The Time I Believed Paddington Bear Might Die

Thoughts on the emotional truth of cinema's lies. 

Last night I saw Paddington, the movie based on the iconic English children’s character who really, really likes marmalade, and I found myself seated behind a young kid. He was maybe seven or eight, and he had a hard time keeping quiet during the movie - he commented a lot and asked questions, and his mom shushed him but it felt sort of natural and right. He hissed “That lady is mean!” at Nicole Kidman’s evil taxidermist, and everybody around him laughed because when you’re right, you’re right.

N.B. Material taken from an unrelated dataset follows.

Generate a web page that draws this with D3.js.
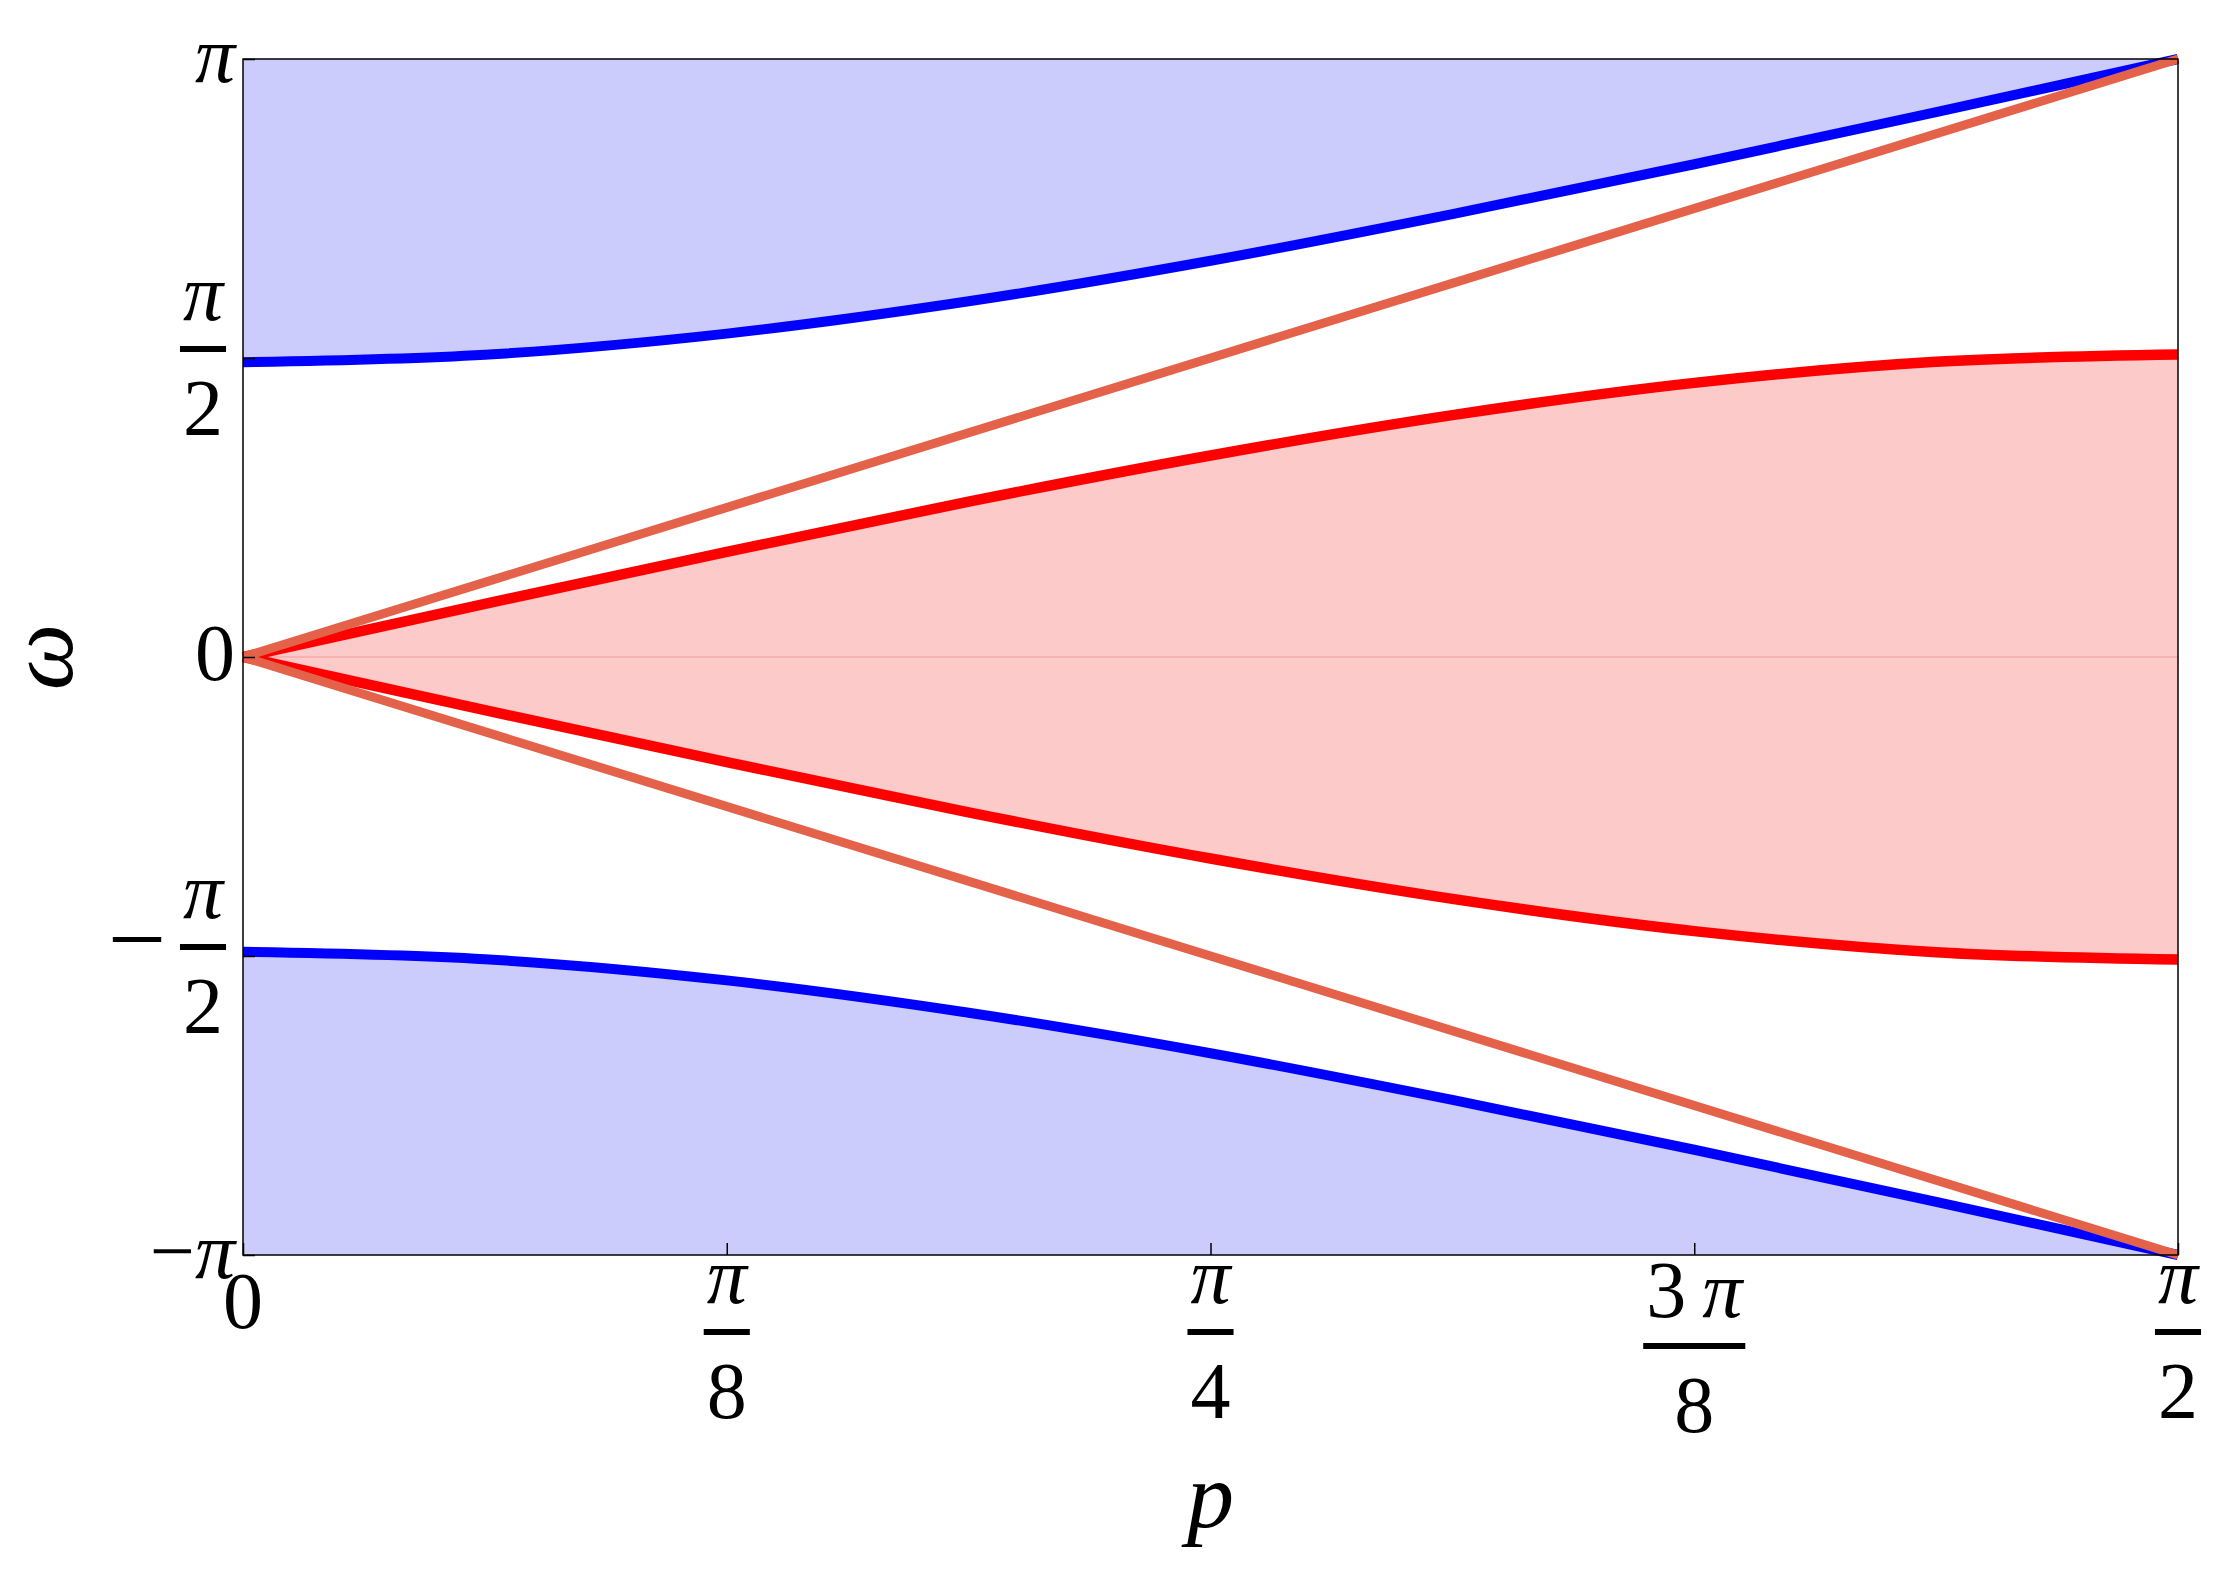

Towards the end of the film - and there are mild spoilers for Paddington to follow - our plucky young bear finds himself in a spot of bother. He’s trying to escape Kidman’s clutches by climbing up inside a metal chimney, but a fire is lit in the boiler below him. Just as he gets to the top he loses his grip and tries for the edge of the pipe but misses, and begins tumbling down towards the raging inferno three stories below.

The kid bolted out of his seat, stood straight up and cried in a voice of absolute horror, “NO! He can’t fall!”

Spoiler, again: Paddington doesn't die. And it’s pretty clear to anyone watching that the PG Paddington Bear movie will not end with the title character being consumed by fire. But in that moment it was totally plausible for that kid, he was completely caught up in the story and the character and that danger - however impossible - felt absolutely immediate to him. He had to get to his feet; I imagine he would have jumped up and tried to grab that bear himself if he could.

It was incredible to see the power that the movie had on this boy. He was young enough that the conventions of storytelling hadn’t really been internalized for him yet. It wasn’t obvious to this kid that this was a children’s movie and thus all the characters would end up not only okay but much happier than when they began. He wasn’t jaded or cynical, hadn’t been worn down by decades of repetitive garbage that slowly leached the wonder from his moviegoing experience.

Here’s the thing: this isn’t going to be some piece about the sanctity of early, formative moviegoing experiences or about how every movie is someone’s first movie so let’s not get annoyed at cliches and lazy storytelling. Fuck that noise. This isn’t going to be that piece because even as I watched that kid jump to his feet in horror at Paddington’s imminent demise, my own heart was dropping into my stomach. I knew, intellectually, that Paddington would not become a fiery ball of fur, but holy god in that split second I emotionally forgot that.

For just a moment that little kid and I were on the same emotional wavelength, and that’s the power of good cinema. It gets past your defenses and makes you believe. You know better, but you get so swept up in the moment and the emotion and the weight of the story that you believe it’s true, believe it’s all possible. You forget that you’re watching people pretending, people reading lines written in some coffee shop by a grumbling screenwriter, people standing on a stage where there isn’t even a ceiling, people talking to a CGI character that isn’t actually present. You forget that it is all, on some level, a lie. You believe it.

I believed it in Paddington. Just for a second, but it was real for that second. I liked that bear! I cared about what happened to him next, and I cared about what happened to the people around him. I don't know what the mathematical formula is for this; I don't know how many scenes with how many actions or how many lines of dialogue with what kinds of words make you care. I don't think there is a way to truly break it down into numbers or screenwriting guidelines. I think this is, honestly, as close as we get to magic in our lives, a transmutation of images and sound into true emotions that we actually feel. This isn't like when they play the brown note in the Paranormal Activity movies, a sound that creates a physiological effect on the audience. It's about a strange, undefinable thing where somehow this group of collaborators are able to take lies and make them briefly true. 

So no, this isn’t a piece about letting the cliches and bad storytelling get a pass based on the reaction of a kid. This is a piece about how wonderful it is when filmmakers care enough to give that kid a reaction that’s rooted in good storytelling and grand characters. It’s a reminder that just because every movie is someone’s first movie it doesn’t have to be bad, or cheap. It can be made with an artistry and an attention to emotion that will trick that crotchety 41 year old film critic just as much as it does that excitable 8 year old boy. And maybe it's also a reminder that it's okay to let a movie - even one as inherently silly as Paddington - get through your jaded old defenses.